The interpretation of a post term non-compete obligation on franchise agreements

The European Court of Justice (ECJ) has ruled in case C-117/12, dated February 7th, 2013, on the interpretation of the Vertical Agreements Block Exemption Regulation, in relation to a post term non-compete obligation in a franchise agreement.
 
The non-compete post term obligations in franchise agreements are valid provided they fulfill 4 requirements:
 
a) They refer to goods or services which compete with the goods or services included in the franchise agreement.
 
b) They are limited to the premises and land from which the franchisee has operated during the agreement.
 
c) They are essential for the protection of the technical know-how transferred by the franchisor to the franchisee.
 
d) The duration of the non-compete obligation is limited to one year after the termination of the agreement. 
 
In this case, the question submitted to the ECJ was the meaning of “premises and land”. The ECJ ruled that the common sense and obvious meaning of the words should apply, and therefore “premises” means the part of a building and “land” means a plot or a parcel of land.
 
That is, even though the use of the word “and” could lead to a broader meaning of “premises and land”, the fact is that these words do not mean “territory”, because this word was specifically used in other parts of the Regulation on Vertical Agreements Exemptions, meaning the geographical area where the franchisee could offer goods or services.
 
In practice, this means that the non-compete obligation can not be applied to the territory where the franchisee has been authorized to operate during the franchise agreement, as it was commonly understood before this ECJ ruling.
 
On the opposite, the non-compete obligation should be only applied to the precise premises or plot that the franchisee used during the franchise agreement.
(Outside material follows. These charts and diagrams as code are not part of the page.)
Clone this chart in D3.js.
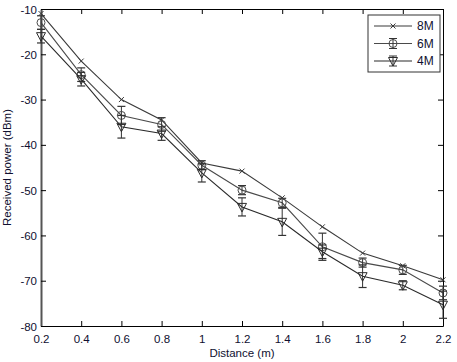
<!DOCTYPE html>
<html>
<head>
<meta charset="utf-8">
<script src="https://d3js.org/d3.v7.min.js"></script>
<style>
  body { margin: 0; background: #fff; }
  text { font-family: "Liberation Sans", Arial, sans-serif; }
</style>
</head>
<body>
<div id="chart"></div>
<script>
// data
var distances = [0.2, 0.4, 0.6, 0.8, 1.0, 1.2, 1.4, 1.6, 1.8, 2.0, 2.2];
var power8M = [-11, -21.5, -30, -34.5, -44, -45.8, -51.7, -58.1, -63.9, -66.7, -69.8];
var power6M = [-13, -24.5, -33.5, -35.5, -44.5, -50, -52.8, -62.5, -66, -67.6, -72.7];
var err6M   = [1.5, 1.5, 2, 1.5, 1, 1, 1, 3, 1, 1, 1.5];
var power4M = [-16, -25.5, -36, -37.5, -46.2, -53.7, -57, -63.6, -69, -71, -75.3];
var err4M   = [1.5, 1.5, 2.5, 1.5, 2, 2, 3, 1.5, 2.5, 1, 3];
var xTicks = [0.2, 0.4, 0.6, 0.8, 1, 1.2, 1.4, 1.6, 1.8, 2, 2.2];
var yTicks = [-10, -20, -30, -40, -50, -60, -70, -80];
var seriesNames = ["8M", "6M", "4M"];

var attrs = {
    width: 457,
    height: 362,
    margin: { top: 9, right: 14, bottom: 36, left: 41 }
};
var _drawWidth = attrs.width - attrs.margin.left - attrs.margin.right;
var _drawHeight = attrs.height - attrs.margin.top - attrs.margin.bottom;

var series = [
    { name: seriesNames[0], vals: power8M, err: null, marker: "x", color: "#3a3a3a" },
    { name: seriesNames[1], vals: power6M, err: err6M, marker: "o", color: "#4a4a4a" },
    { name: seriesNames[2], vals: power4M, err: err4M, marker: "v", color: "#2a2a2a" }
];

var svg = d3.select("#chart").append("svg")
    .attr("width", attrs.width)
    .attr("height", attrs.height);

var g = svg.append("g")
    .attr("transform", "translate(" + attrs.margin.left + "," + attrs.margin.top + ")");

var x = d3.scaleLinear().domain([0.2, 2.2]).range([0, _drawWidth]);
var y = d3.scaleLinear().domain([-80, -10]).range([_drawHeight, 0]);

// axes, ticks inward like matlab; plain hyphen for the minus sign
var fmt = function(d) { return String(+d.toFixed(1)); };
var xAxis = g.append("g").attr("transform", "translate(0," + _drawHeight + ")")
    .call(d3.axisBottom(x).tickValues(xTicks).tickSizeInner(-5).tickSizeOuter(0).tickPadding(10).tickFormat(fmt));
var xTop = g.append("g")
    .call(d3.axisTop(x).tickValues(xTicks).tickSizeInner(-5).tickSizeOuter(0).tickFormat(""));
var yAxis = g.append("g")
    .call(d3.axisLeft(y).tickValues(yTicks).tickSizeInner(-5).tickSizeOuter(0).tickPadding(4).tickFormat(fmt));
var yRight = g.append("g").attr("transform", "translate(" + _drawWidth + ",0)")
    .call(d3.axisRight(y).tickValues(yTicks).tickSizeInner(-5).tickSizeOuter(0).tickFormat(""));

[xAxis, xTop, yAxis, yRight].forEach(function(a) {
    a.select(".domain").attr("stroke", "#000");
    a.selectAll(".tick line").attr("stroke", "#000");
    a.selectAll("text").attr("font-size", 11.5).attr("fill", "#101030")
        .style("font-family", "'Liberation Sans', Arial, sans-serif");
});
yAxis.select(".domain").attr("stroke", "#555").attr("stroke-width", 2);
yAxis.selectAll(".tick text").attr("dy", "0.35em");
xAxis.selectAll(".tick text").attr("dy", "0.6em");

// lines
var line = d3.line()
    .x(function(d, i) { return x(distances[i]); })
    .y(function(d) { return y(d); });

series.forEach(function(s) {
    var sg = g.append("g").attr("class", "series");
    sg.append("path")
        .attr("d", line(s.vals))
        .attr("fill", "none")
        .attr("stroke", s.color)
        .attr("stroke-width", 1.1);

    if (s.err) {
        s.vals.forEach(function(v, i) {
            var cx = x(distances[i]);
            var y1 = y(v + s.err[i]), y2 = y(v - s.err[i]);
            sg.append("line").attr("x1", cx).attr("x2", cx).attr("y1", y1).attr("y2", y2)
                .attr("stroke", "#333").attr("stroke-width", 1);
            [y1, y2].forEach(function(yy) {
                sg.append("line").attr("x1", cx - 4).attr("x2", cx + 4).attr("y1", yy).attr("y2", yy)
                    .attr("stroke", "#333").attr("stroke-width", 1.2);
            });
        });
    }

    s.vals.forEach(function(v, i) {
        drawMarker(sg, s.marker, x(distances[i]), y(v), s.color);
    });
});

function drawMarker(sel, type, cx, cy, color) {
    if (type === "x") {
        sel.append("path")
            .attr("d", "M" + (cx - 2.5) + "," + (cy - 2.5) + "L" + (cx + 2.5) + "," + (cy + 2.5) +
                       "M" + (cx - 2.5) + "," + (cy + 2.5) + "L" + (cx + 2.5) + "," + (cy - 2.5))
            .attr("stroke", color).attr("stroke-width", 1);
    } else if (type === "o") {
        sel.append("circle").attr("cx", cx).attr("cy", cy).attr("r", 4)
            .attr("fill", "none").attr("stroke", color).attr("stroke-width", 1);
    } else {
        sel.append("path")
            .attr("d", "M" + (cx - 4.5) + "," + (cy - 3.5) + "L" + (cx + 4.5) + "," + (cy - 3.5) +
                       "L" + cx + "," + (cy + 5) + "Z")
            .attr("fill", "none").attr("stroke", color).attr("stroke-width", 1);
    }
}

// legend
var legend = g.append("g").attr("transform", "translate(" + (368 - attrs.margin.left) + "," + (15 - attrs.margin.top) + ")");
legend.append("rect").attr("width", 72).attr("height", 57)
    .attr("fill", "#fff").attr("stroke", "#333").attr("stroke-width", 1);
series.forEach(function(s, i) {
    var ly = 11 + i * 17.5;
    var lg = legend.append("g");
    lg.append("line").attr("x1", 6).attr("x2", 44).attr("y1", ly).attr("y2", ly)
        .attr("stroke", s.color).attr("stroke-width", 1.1);
    if (s.err) {
        lg.append("line").attr("x1", 25).attr("x2", 25).attr("y1", ly - 5).attr("y2", ly + 5).attr("stroke", "#333");
        [ly - 5, ly + 5].forEach(function(yy) {
            lg.append("line").attr("x1", 21).attr("x2", 29).attr("y1", yy).attr("y2", yy).attr("stroke", "#333");
        });
    }
    drawMarker(lg, s.marker, 25, ly, s.color);
    lg.append("text").attr("x", 49).attr("y", ly).attr("dy", "0.35em")
        .attr("font-size", 12).attr("fill", "#101030").text(s.name);
});

// axis labels
svg.append("text")
    .attr("x", attrs.margin.left + _drawWidth / 2)
    .attr("y", 357)
    .attr("text-anchor", "middle")
    .attr("font-size", 11.5)
    .attr("fill", "#101030")
    .text("Distance (m)");
svg.append("text")
    .attr("transform", "translate(11," + (attrs.margin.top + _drawHeight / 2) + ") rotate(-90)")
    .attr("text-anchor", "middle")
    .attr("font-size", 11.5)
    .attr("fill", "#101030")
    .text("Received power (dBm)");
</script>
</body>
</html>
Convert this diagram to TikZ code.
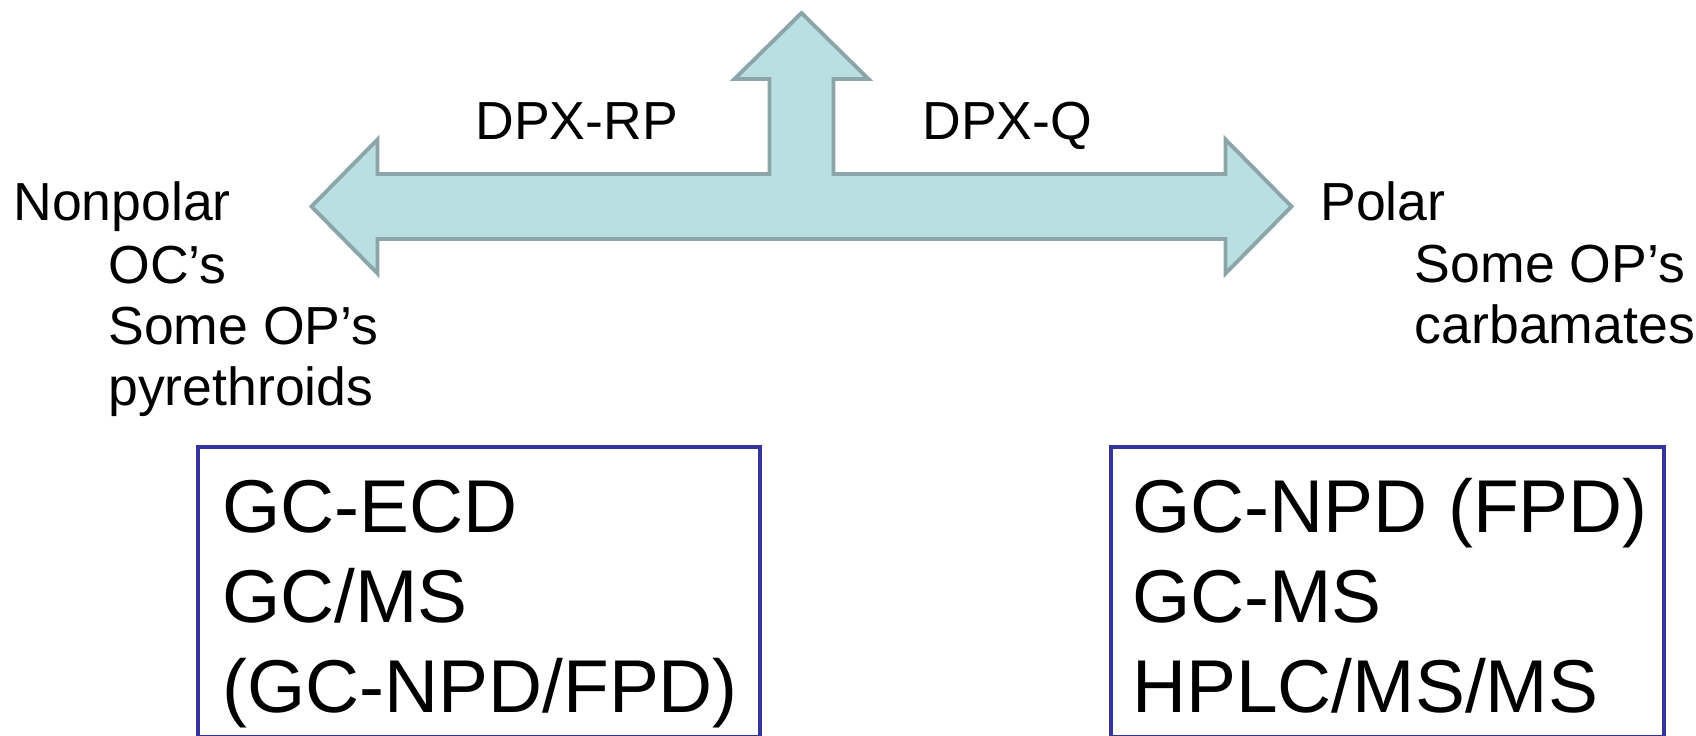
\documentclass[tikz,border=0pt]{standalone}
\usepackage{fontspec}
\setmainfont{Liberation Sans}
\definecolor{arrowfill}{HTML}{BADFE2}
\definecolor{arrowline}{HTML}{8BA5A8}
\definecolor{boxline}{HTML}{333399}
\tikzset{
  txt/.style={anchor=base west,inner sep=0pt,font=\fontsize{30.5}{34.75}\selectfont},
  boxtxt/.style={anchor=base west,inner sep=0pt,align=left,font=\fontsize{42.6}{51}\selectfont},
  methodbox/.style={draw=boxline,line width=2pt}
}
\begin{document}
\begin{tikzpicture}[x=0.02cm,y=-0.02cm,line join=miter]
	\useasboundingbox (0,0) rectangle (1696,736);
	\def\cx{801.5} \def\cy{206.5} \def\sh{32.5} \def\hh{67} \def\hl{66}
	\def\tip{490} \def\up{193.5}
	\path
	(\cx-\tip,\cy) coordinate (L)
	(\cx+\tip,\cy) coordinate (R)
	(\cx,\cy-\up) coordinate (U)
	;
	% big three-way arrow
	\draw[fill=arrowfill,draw=arrowline,line width=2.2pt]
	(L) -- ++(\hl,-\hh) -- ++(0,\hh-\sh) -| (\cx-\sh+0.5,\cy-\up+\hl)
	-- ++(-35,0) -- (U) -- ++(\hh,\hl) -- ++(-35,0)
	|- (\cx+\tip-\hl,\cy-\sh) -- ++(0,\sh-\hh) -- (R)
	-- ++(-\hl,\hh) -- ++(0,\sh-\hh) -- (\cx-\tip+\hl,\cy+\sh)
	-- ++(0,\hh-\sh) -- cycle;
	\node[txt] (rp) at (475,140) {DPX-RP};
	\node[txt] (q) at (922,140) {DPX-Q};
	\node[txt] (nonpolar) at (13,221) {Nonpolar};
	% base of a multi-line node = last line
	\node[txt,align=left] (nplist) at (108,405.5) {OC’s\\Some OP’s\\pyrethroids};
	\node[txt] (polar) at (1320,221) {Polar};
	\node[txt,align=left] (plist) at (1414.5,343.5) {Some OP’s\\carbamates};
	% detection methods
	\draw[methodbox] (198,447) rectangle (760,737);
	\draw[methodbox] (1111,447) rectangle (1664,737);
	\node[boxtxt] (gcleft) at (222,712) {GC-ECD\\GC/MS\\(GC-NPD/FPD)};
	\node[boxtxt] (gcright) at (1132,712) {GC-NPD (FPD)\\GC-MS\\HPLC/MS/MS};
\end{tikzpicture}
\end{document}
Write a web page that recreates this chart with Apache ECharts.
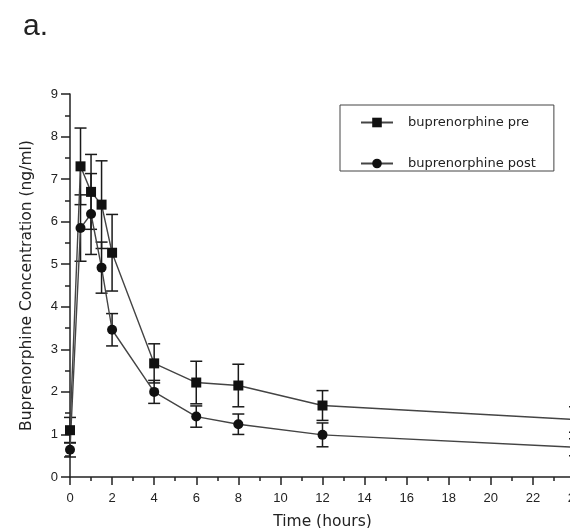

Therefore, a franchisee could sell competitive goods or provide competitive services even from the first moment after the termination of the franchise agreement and from premises that are contiguous to that ones occupied by him during the franchise agreement.
 
This could appear as damaging for franchisors, but we must keep in mind that the intention of the European rules is to remove as much as possible barriers to competition among companies, and the exceptions to this general rule that are contained in the Vertical Agreements Block Exemptions should be applied in the most restrictive sense as possible.